• [Requirements]: Starting from the line that contains "Emit a Python", copy every line exactly until the line that contains "ax.tick_params(axis='y', which='minor', length=0)", which is also included.

• [Raw records]:
◆ ◆ ◆ ◆ ◆ ◆ ◆
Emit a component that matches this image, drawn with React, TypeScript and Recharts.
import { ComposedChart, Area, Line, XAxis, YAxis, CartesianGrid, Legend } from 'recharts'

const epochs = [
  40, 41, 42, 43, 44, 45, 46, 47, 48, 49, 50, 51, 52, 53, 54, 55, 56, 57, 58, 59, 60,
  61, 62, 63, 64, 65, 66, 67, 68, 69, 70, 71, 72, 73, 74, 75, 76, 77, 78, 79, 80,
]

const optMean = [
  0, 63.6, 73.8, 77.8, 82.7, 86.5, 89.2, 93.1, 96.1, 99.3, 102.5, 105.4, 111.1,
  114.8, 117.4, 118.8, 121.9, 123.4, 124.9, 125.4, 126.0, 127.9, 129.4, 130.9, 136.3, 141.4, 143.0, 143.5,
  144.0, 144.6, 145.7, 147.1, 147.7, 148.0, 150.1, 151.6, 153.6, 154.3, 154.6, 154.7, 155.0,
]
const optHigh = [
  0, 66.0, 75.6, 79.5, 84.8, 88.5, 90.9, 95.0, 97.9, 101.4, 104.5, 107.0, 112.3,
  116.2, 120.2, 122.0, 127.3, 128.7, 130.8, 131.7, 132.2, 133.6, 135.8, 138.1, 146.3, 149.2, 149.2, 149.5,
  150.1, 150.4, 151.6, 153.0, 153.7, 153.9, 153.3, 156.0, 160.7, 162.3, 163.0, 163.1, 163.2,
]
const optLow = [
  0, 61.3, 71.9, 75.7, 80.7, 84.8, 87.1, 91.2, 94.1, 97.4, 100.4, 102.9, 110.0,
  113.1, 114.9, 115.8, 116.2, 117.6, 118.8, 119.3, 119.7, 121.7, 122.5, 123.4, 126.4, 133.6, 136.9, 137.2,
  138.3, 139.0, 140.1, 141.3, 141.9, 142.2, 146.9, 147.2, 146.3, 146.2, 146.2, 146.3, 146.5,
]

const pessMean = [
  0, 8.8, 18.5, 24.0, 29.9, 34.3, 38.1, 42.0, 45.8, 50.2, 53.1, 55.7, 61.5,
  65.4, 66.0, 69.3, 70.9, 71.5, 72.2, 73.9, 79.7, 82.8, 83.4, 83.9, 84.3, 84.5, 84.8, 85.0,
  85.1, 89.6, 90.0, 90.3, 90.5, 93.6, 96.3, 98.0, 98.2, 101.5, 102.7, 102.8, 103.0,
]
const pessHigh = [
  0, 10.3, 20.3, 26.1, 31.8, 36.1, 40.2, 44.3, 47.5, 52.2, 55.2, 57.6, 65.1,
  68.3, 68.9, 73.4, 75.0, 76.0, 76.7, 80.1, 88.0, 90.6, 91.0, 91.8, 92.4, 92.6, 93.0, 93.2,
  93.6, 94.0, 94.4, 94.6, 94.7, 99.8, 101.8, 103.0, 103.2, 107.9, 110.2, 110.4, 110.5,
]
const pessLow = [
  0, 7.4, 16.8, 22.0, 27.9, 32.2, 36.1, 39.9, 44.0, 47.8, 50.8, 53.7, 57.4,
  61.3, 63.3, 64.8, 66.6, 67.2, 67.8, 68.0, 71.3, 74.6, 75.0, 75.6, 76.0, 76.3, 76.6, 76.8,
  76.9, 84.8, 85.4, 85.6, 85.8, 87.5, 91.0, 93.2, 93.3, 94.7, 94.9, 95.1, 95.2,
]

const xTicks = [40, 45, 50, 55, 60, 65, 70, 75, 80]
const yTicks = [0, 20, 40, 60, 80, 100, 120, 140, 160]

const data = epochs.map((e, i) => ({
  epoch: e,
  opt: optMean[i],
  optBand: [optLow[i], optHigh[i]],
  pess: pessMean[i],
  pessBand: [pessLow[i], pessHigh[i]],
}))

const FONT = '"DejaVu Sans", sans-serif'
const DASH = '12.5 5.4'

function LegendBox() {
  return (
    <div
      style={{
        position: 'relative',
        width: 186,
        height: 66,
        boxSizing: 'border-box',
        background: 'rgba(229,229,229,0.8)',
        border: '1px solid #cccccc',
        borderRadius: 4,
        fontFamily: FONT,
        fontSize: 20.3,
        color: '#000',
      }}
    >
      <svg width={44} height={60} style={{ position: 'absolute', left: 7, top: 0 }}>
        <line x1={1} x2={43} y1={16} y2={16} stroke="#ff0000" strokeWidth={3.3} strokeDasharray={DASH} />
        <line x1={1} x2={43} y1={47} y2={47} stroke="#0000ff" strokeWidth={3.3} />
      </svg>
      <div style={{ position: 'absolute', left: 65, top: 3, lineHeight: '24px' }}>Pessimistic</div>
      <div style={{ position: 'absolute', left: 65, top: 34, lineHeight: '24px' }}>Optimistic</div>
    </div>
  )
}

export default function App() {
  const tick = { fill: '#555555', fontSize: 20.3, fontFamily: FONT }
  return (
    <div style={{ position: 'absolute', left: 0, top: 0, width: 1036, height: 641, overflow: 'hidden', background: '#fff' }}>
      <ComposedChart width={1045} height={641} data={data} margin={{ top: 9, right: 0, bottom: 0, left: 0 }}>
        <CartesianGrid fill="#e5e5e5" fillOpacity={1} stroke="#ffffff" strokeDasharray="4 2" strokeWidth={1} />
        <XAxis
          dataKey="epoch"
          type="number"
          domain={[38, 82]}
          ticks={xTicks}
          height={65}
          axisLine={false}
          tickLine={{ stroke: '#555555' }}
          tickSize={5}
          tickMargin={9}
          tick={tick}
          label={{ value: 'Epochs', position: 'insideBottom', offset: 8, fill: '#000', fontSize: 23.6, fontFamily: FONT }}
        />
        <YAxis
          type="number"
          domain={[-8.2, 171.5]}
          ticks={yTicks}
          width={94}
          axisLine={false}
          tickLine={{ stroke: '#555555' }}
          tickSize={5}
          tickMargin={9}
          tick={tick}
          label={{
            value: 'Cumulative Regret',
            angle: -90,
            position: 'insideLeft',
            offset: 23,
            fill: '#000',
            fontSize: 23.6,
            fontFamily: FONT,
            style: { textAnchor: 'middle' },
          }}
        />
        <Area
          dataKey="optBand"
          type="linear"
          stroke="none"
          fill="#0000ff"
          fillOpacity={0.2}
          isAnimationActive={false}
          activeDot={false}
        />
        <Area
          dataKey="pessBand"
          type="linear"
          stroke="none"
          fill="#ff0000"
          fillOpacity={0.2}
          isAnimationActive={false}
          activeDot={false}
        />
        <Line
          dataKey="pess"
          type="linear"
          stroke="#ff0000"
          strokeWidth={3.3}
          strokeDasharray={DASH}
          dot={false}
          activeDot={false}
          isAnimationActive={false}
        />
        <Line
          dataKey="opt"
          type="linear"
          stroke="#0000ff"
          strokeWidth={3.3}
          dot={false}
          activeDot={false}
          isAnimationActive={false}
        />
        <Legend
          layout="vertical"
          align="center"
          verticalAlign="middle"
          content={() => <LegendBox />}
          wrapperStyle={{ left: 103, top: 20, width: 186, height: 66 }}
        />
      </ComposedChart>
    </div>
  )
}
◆ ◆ ◆ ◆ ◆ ◆ ◆
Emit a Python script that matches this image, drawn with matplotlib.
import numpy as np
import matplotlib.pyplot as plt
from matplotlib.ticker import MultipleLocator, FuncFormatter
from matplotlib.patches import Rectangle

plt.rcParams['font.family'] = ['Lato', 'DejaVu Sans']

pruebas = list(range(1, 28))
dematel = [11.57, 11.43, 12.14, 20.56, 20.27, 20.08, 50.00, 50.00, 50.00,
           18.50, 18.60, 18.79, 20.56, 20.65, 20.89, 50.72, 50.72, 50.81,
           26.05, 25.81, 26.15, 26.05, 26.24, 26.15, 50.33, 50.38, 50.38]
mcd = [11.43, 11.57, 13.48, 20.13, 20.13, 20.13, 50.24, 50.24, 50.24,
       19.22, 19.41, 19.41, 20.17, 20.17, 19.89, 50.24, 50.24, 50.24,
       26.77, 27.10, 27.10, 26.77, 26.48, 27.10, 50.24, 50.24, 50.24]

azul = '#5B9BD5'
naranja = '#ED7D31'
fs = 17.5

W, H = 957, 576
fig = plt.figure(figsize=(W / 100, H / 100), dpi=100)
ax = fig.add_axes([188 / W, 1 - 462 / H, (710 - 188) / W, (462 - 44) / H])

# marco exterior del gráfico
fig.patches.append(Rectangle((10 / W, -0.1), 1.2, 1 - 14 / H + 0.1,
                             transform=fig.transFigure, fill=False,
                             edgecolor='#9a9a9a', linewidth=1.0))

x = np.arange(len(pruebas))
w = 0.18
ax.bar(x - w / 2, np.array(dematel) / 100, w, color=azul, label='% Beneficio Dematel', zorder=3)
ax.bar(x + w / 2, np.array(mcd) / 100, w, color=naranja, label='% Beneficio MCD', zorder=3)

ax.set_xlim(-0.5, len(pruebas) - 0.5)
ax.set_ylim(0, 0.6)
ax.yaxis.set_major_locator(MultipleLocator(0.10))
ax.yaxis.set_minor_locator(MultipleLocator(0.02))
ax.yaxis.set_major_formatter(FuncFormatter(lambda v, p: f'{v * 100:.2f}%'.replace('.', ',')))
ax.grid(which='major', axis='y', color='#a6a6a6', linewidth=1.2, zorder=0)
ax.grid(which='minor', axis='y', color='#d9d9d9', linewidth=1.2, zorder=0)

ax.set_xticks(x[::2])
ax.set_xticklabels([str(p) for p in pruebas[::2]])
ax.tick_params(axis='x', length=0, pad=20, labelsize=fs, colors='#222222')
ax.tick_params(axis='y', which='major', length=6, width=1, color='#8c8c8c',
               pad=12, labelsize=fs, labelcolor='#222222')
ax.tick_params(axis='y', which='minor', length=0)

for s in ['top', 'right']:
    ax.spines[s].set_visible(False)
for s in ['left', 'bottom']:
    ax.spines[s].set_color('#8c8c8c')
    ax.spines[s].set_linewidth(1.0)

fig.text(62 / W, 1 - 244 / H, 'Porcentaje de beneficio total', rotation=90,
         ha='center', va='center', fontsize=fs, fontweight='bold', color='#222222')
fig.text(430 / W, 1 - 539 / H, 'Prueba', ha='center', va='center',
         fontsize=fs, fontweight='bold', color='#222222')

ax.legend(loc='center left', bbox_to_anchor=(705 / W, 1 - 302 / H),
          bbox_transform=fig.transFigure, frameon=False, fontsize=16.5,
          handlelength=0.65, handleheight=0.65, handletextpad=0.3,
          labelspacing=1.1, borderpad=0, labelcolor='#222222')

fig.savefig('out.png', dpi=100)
◆ ◆ ◆ ◆ ◆ ◆ ◆
• [Correct result]:
Emit a Python script that matches this image, drawn with matplotlib.
import numpy as np
import matplotlib.pyplot as plt
from matplotlib.ticker import MultipleLocator, FuncFormatter
from matplotlib.patches import Rectangle

plt.rcParams['font.family'] = ['Lato', 'DejaVu Sans']

pruebas = list(range(1, 28))
dematel = [11.57, 11.43, 12.14, 20.56, 20.27, 20.08, 50.00, 50.00, 50.00,
           18.50, 18.60, 18.79, 20.56, 20.65, 20.89, 50.72, 50.72, 50.81,
           26.05, 25.81, 26.15, 26.05, 26.24, 26.15, 50.33, 50.38, 50.38]
mcd = [11.43, 11.57, 13.48, 20.13, 20.13, 20.13, 50.24, 50.24, 50.24,
       19.22, 19.41, 19.41, 20.17, 20.17, 19.89, 50.24, 50.24, 50.24,
       26.77, 27.10, 27.10, 26.77, 26.48, 27.10, 50.24, 50.24, 50.24]

azul = '#5B9BD5'
naranja = '#ED7D31'
fs = 17.5

W, H = 957, 576
fig = plt.figure(figsize=(W / 100, H / 100), dpi=100)
ax = fig.add_axes([188 / W, 1 - 462 / H, (710 - 188) / W, (462 - 44) / H])

# marco exterior del gráfico
fig.patches.append(Rectangle((10 / W, -0.1), 1.2, 1 - 14 / H + 0.1,
                             transform=fig.transFigure, fill=False,
                             edgecolor='#9a9a9a', linewidth=1.0))

x = np.arange(len(pruebas))
w = 0.18
ax.bar(x - w / 2, np.array(dematel) / 100, w, color=azul, label='% Beneficio Dematel', zorder=3)
ax.bar(x + w / 2, np.array(mcd) / 100, w, color=naranja, label='% Beneficio MCD', zorder=3)

ax.set_xlim(-0.5, len(pruebas) - 0.5)
ax.set_ylim(0, 0.6)
ax.yaxis.set_major_locator(MultipleLocator(0.10))
ax.yaxis.set_minor_locator(MultipleLocator(0.02))
ax.yaxis.set_major_formatter(FuncFormatter(lambda v, p: f'{v * 100:.2f}%'.replace('.', ',')))
ax.grid(which='major', axis='y', color='#a6a6a6', linewidth=1.2, zorder=0)
ax.grid(which='minor', axis='y', color='#d9d9d9', linewidth=1.2, zorder=0)

ax.set_xticks(x[::2])
ax.set_xticklabels([str(p) for p in pruebas[::2]])
ax.tick_params(axis='x', length=0, pad=20, labelsize=fs, colors='#222222')
ax.tick_params(axis='y', which='major', length=6, width=1, color='#8c8c8c',
               pad=12, labelsize=fs, labelcolor='#222222')
ax.tick_params(axis='y', which='minor', length=0)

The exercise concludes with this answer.